Some adjustments can be done at home if you choose to learn them. One of the most common is a truss rod adjustment. Most basses include a truss rod, a metal rod running through the neck that counteracts the tension of the strings. Strings exert a large amount of force, sometimes exceeding 200 pounds on extended-range basses.

The balance between string tension and neck resistance determines neck relief and string height, commonly called action. High action makes the bass harder to play, while action that is too low causes fret buzz. The goal is to achieve the lowest comfortable action without unwanted rattling. Some basses hold their setup well over time, while others react noticeably to seasonal weather changes. Truss rod adjustments should not be attempted without proper understanding, but when done carefully, they can be safely handled at home.

Another important adjustment is intonation.
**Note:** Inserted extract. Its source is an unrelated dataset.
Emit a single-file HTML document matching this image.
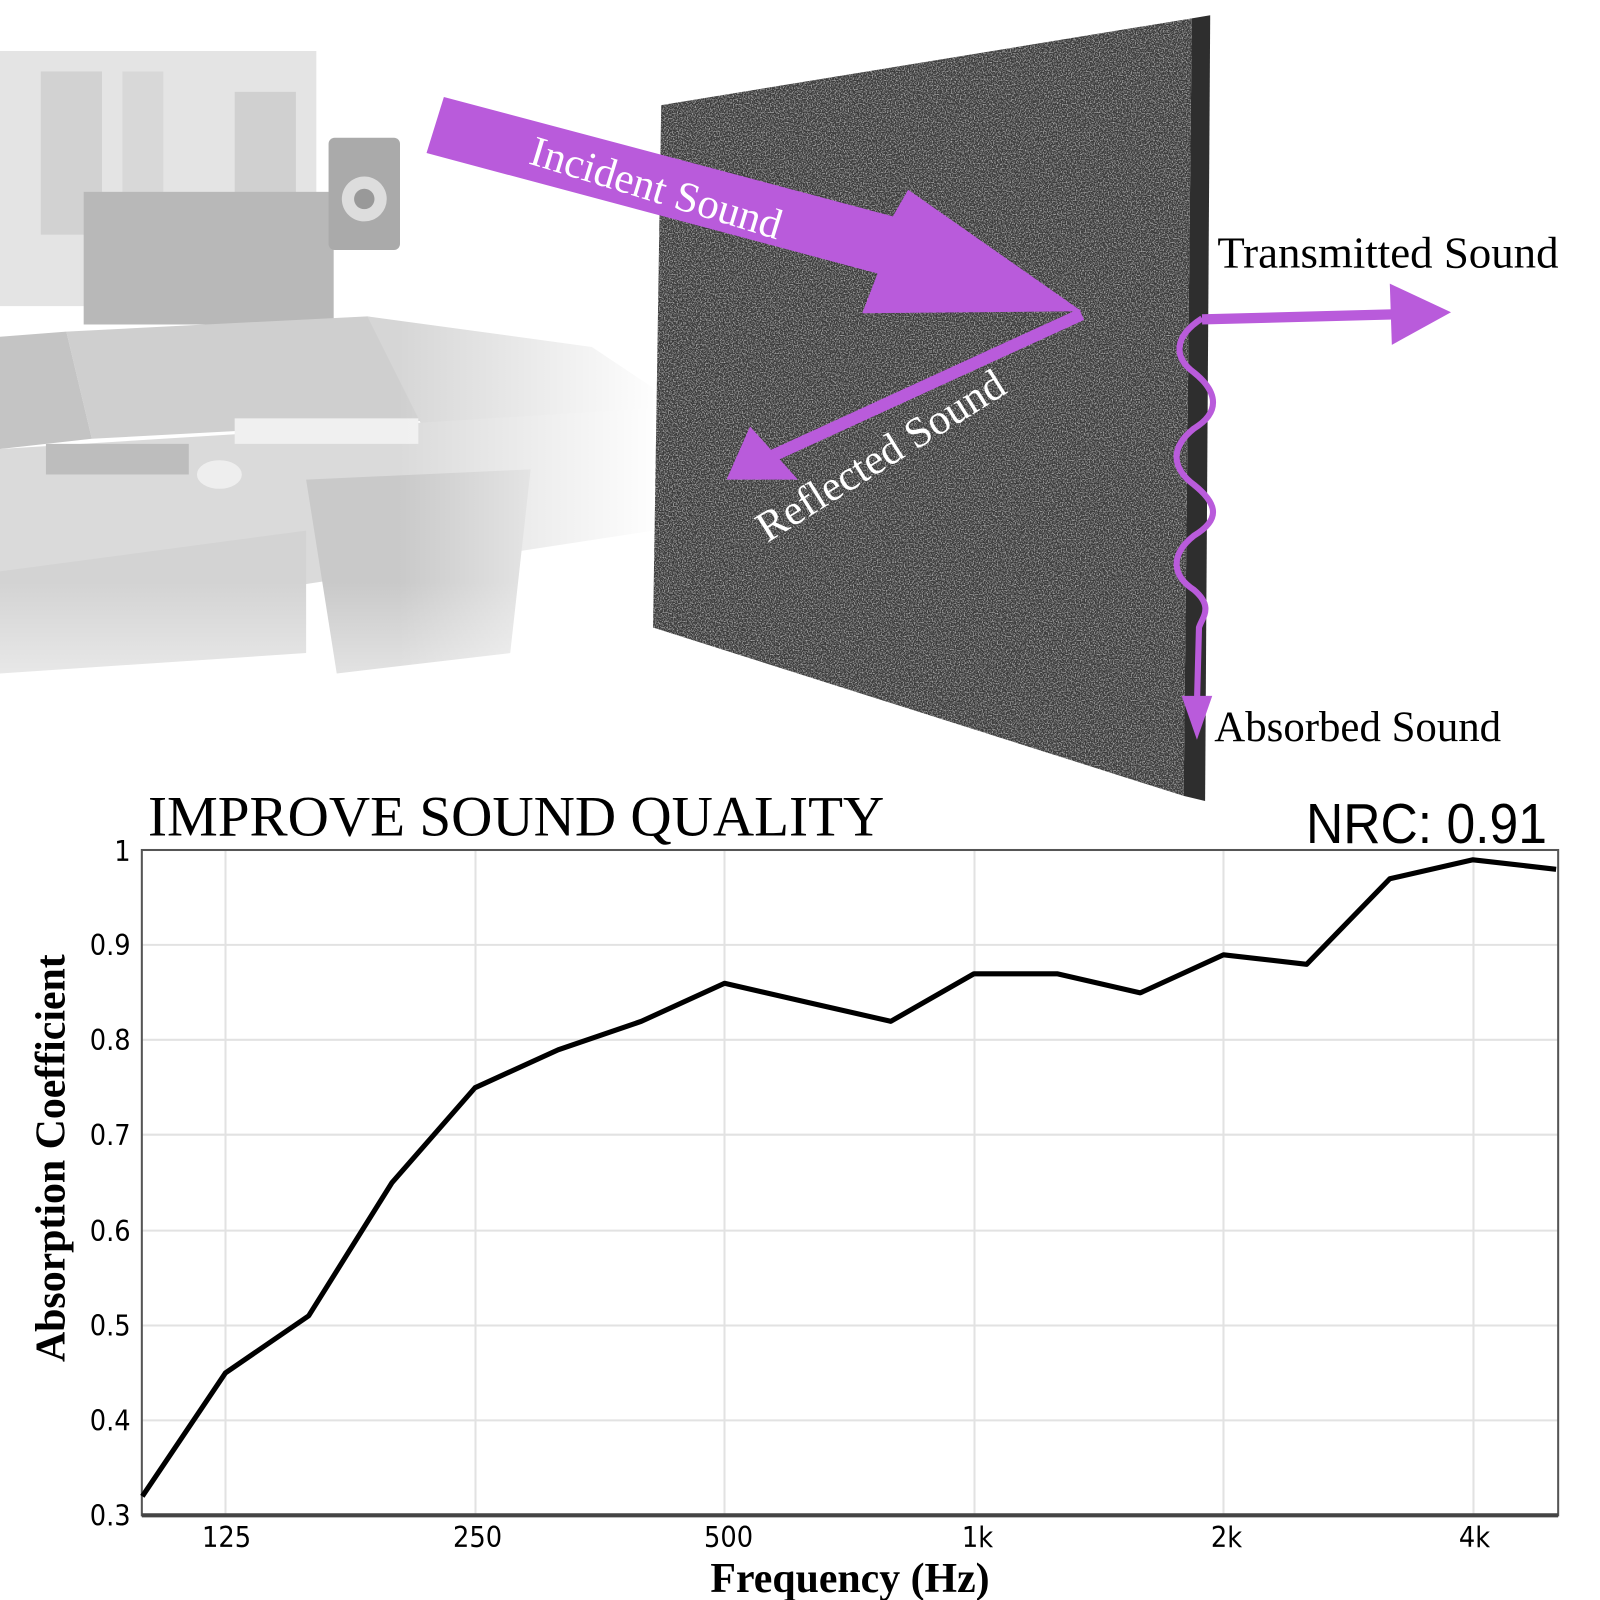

If the bass is in tune on open strings but sounds out of tune higher up the neck, the bridge saddles likely need adjustment. Intonation affects how accurately the bass plays in tune across the fretboard. Once set correctly, it usually remains stable.

MAINTENANCE

Outside of string changes and occasional adjustments, basses require relatively little routine maintenance. Over time, you may notice scratchy sounds when turning knobs. These are usually caused by dirty or worn potentiometers, which can often be cleaned or replaced.

If the bass produces no sound at all, the issue is commonly a failed output jack or another electronic component. Players with experience in soldering and electronics may choose to repair these issues themselves. Otherwise, a luthier is the appropriate solution.

SUMMARY

Bass care and maintenance are generally minimal, but understanding strings, setups, and basic adjustments helps you keep your instrument comfortable and reliable. Knowing what you can handle yourself and when to seek professional help ensures your bass continues to play and sound the way it should.